You Matter

“You Matter” were the two words that resonated from the mouth of Iyanla Vanzant on her spotlight moment on Oprah’s SuperSoul.TV show.  Her message at times was silently told through the painful childhood scars that were left on her that now are boldly declared that were never hers but her grandmothers.  Her first message told was defined by lines that were drawn on a farmland that her grandmother was never supposed to cross.

 Unfortunately, at nine, her grandmother crossed them and was raped by the sharecropper’s son.  Her father then beat her and was more worried about him losing his job than her rape.  What was the message that was communicated to her grandmother that day that was passed down to her?

It was that she didn’t matter.    

My message is the same as Iyanla’s, “you matter,” Don’t take on other people’s scars and wounds.  I too, had to learn this lesson.  I had to face the same questions; I’m asking you.  What were the lines that were drawn in the sands for you from your generations?  What were you raped of and what has life beaten you for that you have carried and passed down to your generations?

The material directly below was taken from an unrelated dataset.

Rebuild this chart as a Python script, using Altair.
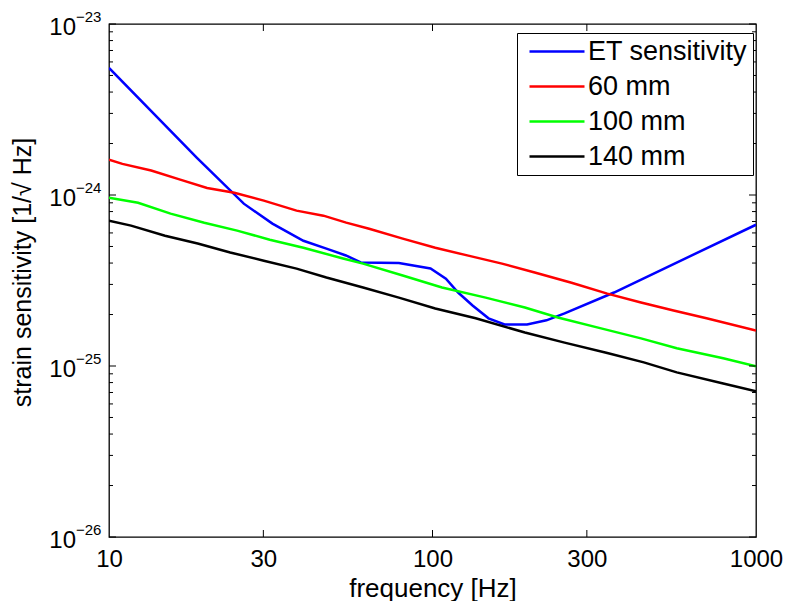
import altair as alt
import pandas as pd

FONT = "Liberation Sans"

# ---- data ----
series_names = ["ET sensitivity", "60 mm", "100 mm", "140 mm"]
series_colors = ["#0000FF", "#FF0000", "#00FF00", "#000000"]

et_f = [10, 18.7, 26.1, 32.0, 39.9, 47, 54, 60, 78.7, 98.6, 110, 120, 133, 149, 167, 196, 225, 256, 364, 1000]
et_s = [5.53e-24, 1.65e-24, 8.9e-25, 6.8e-25, 5.4e-25, 4.86e-25, 4.43e-25, 4.03e-25, 4.0e-25, 3.72e-25,
        3.24e-25, 2.69e-25, 2.26e-25, 1.90e-25, 1.75e-25, 1.75e-25, 1.85e-25, 2.03e-25, 2.69e-25, 6.7e-25]

mm60_f = [10, 11.0, 13.5, 16.6, 20.1, 24.4, 30.1, 38.0, 46.0, 54.1, 63.7, 80.9, 102, 129, 164, 207, 269, 347, 441, 556, 703, 1000]
mm60_s = [1.61e-24, 1.52e-24, 1.39e-24, 1.23e-24, 1.10e-24, 1.03e-24, 9.27e-25, 8.10e-25, 7.57e-25, 6.89e-25,
          6.35e-25, 5.56e-25, 4.92e-25, 4.42e-25, 3.97e-25, 3.52e-25, 3.07e-25, 2.65e-25, 2.35e-25, 2.11e-25,
          1.90e-25, 1.61e-25]

mm100_f = [10, 12.3, 15.5, 19.7, 24.9, 31.4, 39.9, 52.9, 61.0, 80.9, 107, 146, 193, 244, 332, 441, 569, 792, 1000]
mm100_s = [9.64e-25, 9.01e-25, 7.78e-25, 6.89e-25, 6.19e-25, 5.48e-25, 4.92e-25, 4.25e-25, 3.97e-25, 3.38e-25,
           2.88e-25, 2.51e-25, 2.20e-25, 1.92e-25, 1.66e-25, 1.45e-25, 1.27e-25, 1.11e-25, 9.95e-26]

mm140_f = [10, 11.7, 14.9, 18.8, 23.7, 30.1, 38.0, 47.0, 61.0, 78.7, 102, 136, 193, 256, 347, 450, 569, 792, 1000]
mm140_s = [7.08e-25, 6.62e-25, 5.78e-25, 5.20e-25, 4.61e-25, 4.13e-25, 3.71e-25, 3.29e-25, 2.88e-25, 2.51e-25,
           2.17e-25, 1.90e-25, 1.57e-25, 1.37e-25, 1.19e-25, 1.05e-25, 9.18e-26, 7.91e-26, 7.11e-26]

x_tick_values = [10, 30, 100, 300, 1000]
x_inner_ticks = [30, 100, 300]
y_decades = [1e-26, 1e-25, 1e-24, 1e-23]
y_exponents = ["\u221226", "\u221225", "\u221224", "\u221223"]
y_minor = [m * d for d in [1e-26, 1e-25, 1e-24] for m in [2, 3, 4, 5, 6, 7, 8, 9]]

# ---- tables ----
rows = []
for name, fs, ss in [(series_names[0], et_f, et_s), (series_names[1], mm60_f, mm60_s),
                     (series_names[2], mm100_f, mm100_s), (series_names[3], mm140_f, mm140_s)]:
    for i, (f, s) in enumerate(zip(fs, ss)):
        rows.append({"f": f, "s": s, "series": name, "order": i})
lines_df = pd.DataFrame(rows)

W, H = 647, 513
xscale = alt.Scale(type="log", domain=[10, 1000], nice=False)
yscale = alt.Scale(type="log", domain=[1e-26, 1e-23], nice=False)
XTITLE = "frequency [Hz]"
YTITLE = "strain sensitivity [1/\u221a Hz]"

xaxis = alt.Axis(
    values=x_tick_values, format="d", ticks=False, domain=False, grid=False,
    labelFontSize=24, labelPadding=10, labelFlush=False, labelOverlap=False,
    labelColor="black", title=XTITLE, titleFontSize=26,
    titleFontWeight="normal", titlePadding=4, titleColor="black")
yaxis = alt.Axis(
    labels=False, ticks=False, domain=False, grid=False, title=YTITLE,
    titleFontSize=25, titleFontWeight="normal", titlePadding=74, titleColor="black",
    titleY=248)


def X():
    return alt.X("f:Q", scale=xscale, title=XTITLE, axis=xaxis)


def Y():
    return alt.Y("s:Q", scale=yscale, title=YTITLE, axis=yaxis)


lines = alt.Chart(lines_df).mark_line(strokeWidth=2.5, clip=True).encode(
    x=X(), y=Y(),
    color=alt.Color("series:N", scale=alt.Scale(domain=series_names, range=series_colors),
                    sort=series_names, legend=alt.Legend(title=None)),
    order="order:Q",
)

ymaj_df = pd.DataFrame({"s": y_decades, "exp": y_exponents})
ymin_df = pd.DataFrame({"s": y_minor})
xt_df = pd.DataFrame({"f": x_inner_ticks})


def yrule(df, xa, xb):
    return alt.Chart(df).mark_rule(color="black", strokeWidth=1).encode(
        y=Y(), x=alt.value(xa), x2=alt.value(xb))


def xrule(ya, yb):
    return alt.Chart(xt_df).mark_rule(color="black", strokeWidth=1).encode(
        x=X(), y=alt.value(ya), y2=alt.value(yb))


ticks = [
    yrule(ymaj_df, 0, 7), yrule(ymaj_df, W, W - 7),
    yrule(ymin_df, 0, 4), yrule(ymin_df, W, W - 4),
    xrule(H, H - 7), xrule(0, 7),
]

ten = alt.Chart(ymaj_df).mark_text(align="right", baseline="alphabetic", fontSize=24,
                                    dy=11, color="black").encode(
    y=Y(), x=alt.value(-33), text=alt.value("10"))
expo = alt.Chart(ymaj_df).mark_text(align="left", baseline="alphabetic", fontSize=15,
                                     dy=-2, color="black").encode(
    y=Y(), x=alt.value(-33), text="exp:N")

chart = alt.layer(lines, *ticks, ten, expo).properties(
    width=W, height=H,
    padding={"left": 101, "top": 16, "right": 27, "bottom": 64},
    autosize=alt.AutoSizeParams(type="none"),
).configure(font=FONT).configure_view(
    stroke="black", strokeWidth=1.3
).configure_legend(
    orient="none", legendX=408, legendY=9,
    fillColor="white", strokeColor="black", strokeWidth=1, cornerRadius=0,
    padding=5, rowPadding=7, labelFontSize=27, labelFont=FONT, labelColor="black",
    symbolType="M-2.75,0H2.75", symbolSize=400, symbolStrokeWidth=2.5,
    symbolOffset=21.5, labelOffset=17.5, labelLimit=400,
)

chart.save("out.html", embed_options={"renderer": "svg", "actions": False})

“You Matter” is what you need to remember.  For you to heal, you must be able to identify the source of those pains so that they can be dealt with so healing can come.  My mother had four children and by the time I was nine years old, I believed that my mother didn’t love me because she never wanted four children.  I was that fourth child. But that wound was even deeper because I began to believe that if my mother that had four children couldn’t love me, how could God because He had so many children in the world. This was the question of my heart as a child.

 I didn’t feel like I mattered to my mother and that was the root of rejection that would define the lines in the sand of my life.  The enemy never thought I would get pass those lines. Make up in your mind that you will allow God to help you cross those lines in the sands of life and help someone else over to the other side by reminding them they matter, “you matter.”